It’s the end of March and we are STILL spring skiing. This is a legendary winter, one that deserves an applause. Who cares if we were buried under snow for months—it’s now worth it! There’s slight thaw in the air but still plenty of snow on mountain up north.

We visited Sugarloaf, Maine recently and had a fresh powder day like we were out West. Unheard of. The people are friendly, the mountain majestic, and the terrain incredible. Here are just a few reasons why you’ll fall head over heels in love with this place:

1) They are still getting fresh powder!

Sugarloaf got 10 inches of fresh snow last weekend and are expecting even more snow showers before this weekend arrives. There are currently 147 trails open with a packed powder/fresh powder surface—plenty of runs to explore and play around in.

Chasin' the Pow at Sugarloaf, Maine

Chasin’ the Pow at Sugarloaf, Maine

2) Massive amounts of sidecountry.

The variety and diversity of terrain have always differentiated this western Maine resort from others in the region.  Sugarloaf is one huge mountain with some of the most challenging terrain anywhere.
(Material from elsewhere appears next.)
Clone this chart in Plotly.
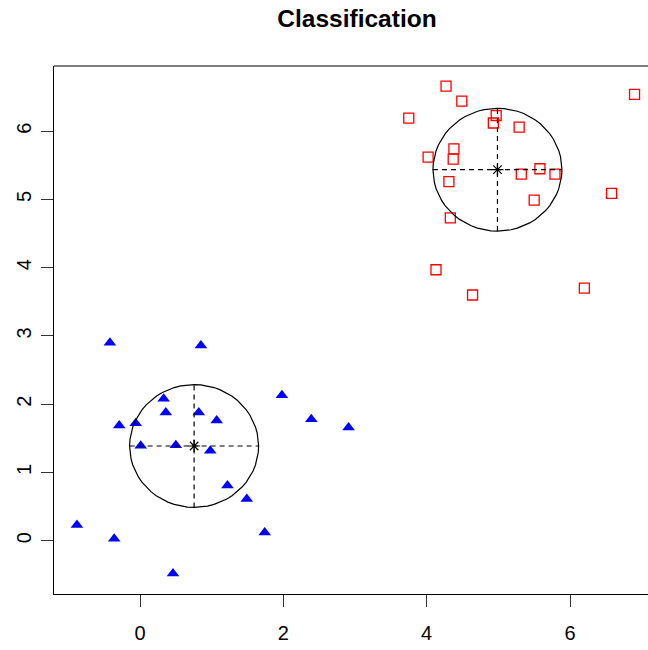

The resort is most famous for its black diamond Snowfields, but below the Snowfields is a huge assortment of terrain for all ability levels. Each lift at Sugarloaf services a part of the mountain that has its own character, and even with the King Pine lift closed there’s still so much terrain to explore.

The Eastern Territory of Brackett Basin, the Androscoggin Glade, and the summit of Burnt Mountain

Summiting the Burnt Mountain before heading into the Eastern Territory of Brackett Basin

3) It’s the largest ski resort east of the Rocky Mountains.

With amazing above-treeline skiing on the East Coast and a vertical drop of 2,820 feet, it’s Maine’s tallest winter resort and second highest peak at 4,237 feet. There’s some seriously badass terrain here, but enough novice and intermediate stuff to make everyone feel at home. There’s 921 skiable acres here—that’s the most in the entire East.

Wiley Maple speeds down Narrow Gauge on his way to winning the men's US Alpine Championships downhill event.

Wiley Maple speeds down Narrow Gauge on his way to winning the men’s US Alpine Championships downhill event on March 17, 2015

4) It’s good enough for the US Ski Team.

For the fifth time in the resort’s history, Sugarloaf is once again proud to host the Nature Valley U.S. Alpine Championships, going on RIGHT NOW, March 25-29. Ski racing is in Sugarloaf’s DNA, and from the very beginning, the mountain has been the East Coast’s premier proving ground for the world’s best skiers. As the only East Coast location to ever host a World Cup downhill, and home to Carrabassett Valley Academy, the country’s premier ski and snowboard academy, Sugarloaf has produced many of the world’s best snowsport athletes, including Bode Miller, Kirsten Clark, Julie Parisien, Sam Morse, Seth Wescott, Alex Tuttle, and many more.

Sugarloaf Ski Resort

Urban Sugar keeps skiers and boarders toasty warm with their incredibly inventive donuts

5) Mountainside Culinary Delights.

Ski on down to the base lodge, prop your limp tired little calves on a footrest by the fire and suddenly the friendliest, most inviting smell of your life wafts past you. The Urban Sugar Mobile Café is a sweet truck serving hot and fresh gourmet bite-sized donuts and other savory treats—its perfection after a tricky ride down Upper Gondola Line. On weekends the resort offers a Bullwinkle’s at Night experience, a unique dining experience for adventurists and romantics alike. You get to climb high up the mountain at night in a snow cat to a secluded mountain restaurant for a gourmet feast—the restaurant has a beautiful rustic chic vibe and the menu is a fun eclectic mix of traditional and modern New England cuisine.

Sugarloaf Ski Resort

Find inspiration and love in the mountains

6) Sugarloaf is for lovers.

What better place to find inspiration than in the mountains? It’s nearly impossible to stand at the summit and not fall in love. The fresh air in your lungs, the butter soft snow at your feet, and the sun on your skin…there’s nothing quite like it. As John Muir said, “The Mountains are Calling, and I Must Go.”